The platform provides a holistic understanding of your videos, moving beyond the limitations of relying solely on individual types of data like keywords, metadata, or transcriptions. By simultaneously integrating all available sources of information, including images, sounds, spoken words, and on-screen text, the platform captures the complex relationships among these elements for a more human-like interpretation. The platform is designed to detect finer details frequently overlooked by single-modal methods, achieving a deeper understanding of video scenes beyond basic object identification. Additionally, it supports natural language queries, making interactions as intuitive as your daily conversations.

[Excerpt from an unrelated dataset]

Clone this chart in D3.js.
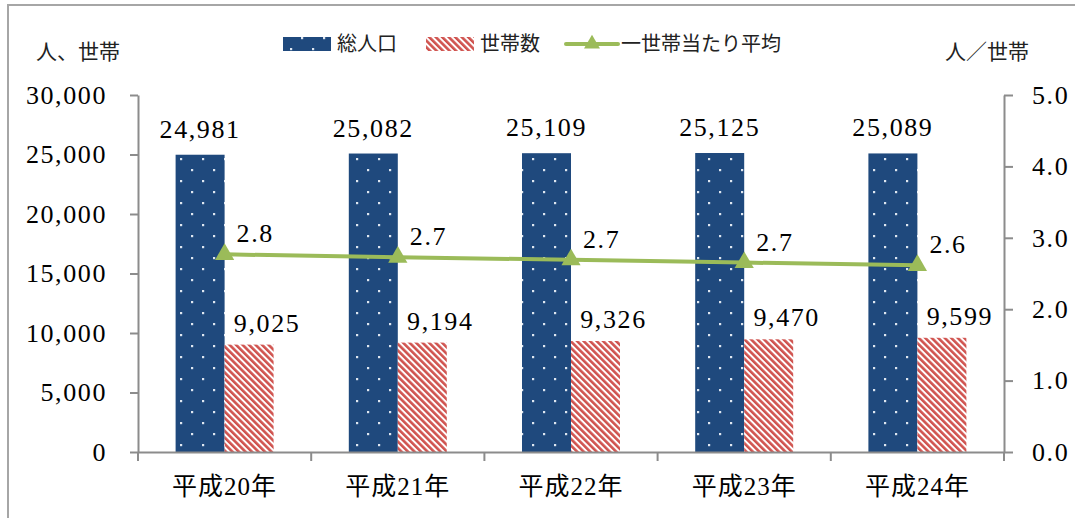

Below are some key advantages of using the platform:

  • Improved accuracy: Integrating data across multiple modalities results in more accurate search results.
  • Natural interaction: Natural language querying provides a more intuitive search experience. Instead of relying on specific keywords or tags, you can express your search queries in plain language, mirroring everyday communication.
  • Enhanced search capabilities for complex queries: Existing video retrieval systems often need more accuracy and reliability, mainly when the desired results are challenging to describe with text alone. The platform overcomes this limitation by allowing you to provide images as queries, facilitating more precise searches.
  • Less contextual errors: Analyzing multiple aspects of a video reduces the likelihood of misinterpreting context, leading to more reliable search results.
  • Time Efficiency: You don't need to watch entire videos or rely on possibly incomplete metadata to locate the content you're looking for. The platform can quickly search vast amounts of video data, returning only the relevant clips in response to your query.

To search for relevant video content, you can use either text or images as queries:

  • Text queries: Use natural language to find video segments matching specific keywords or phrases.
  • Image queries: Use images to find video segments that are semantically similar to the provided images.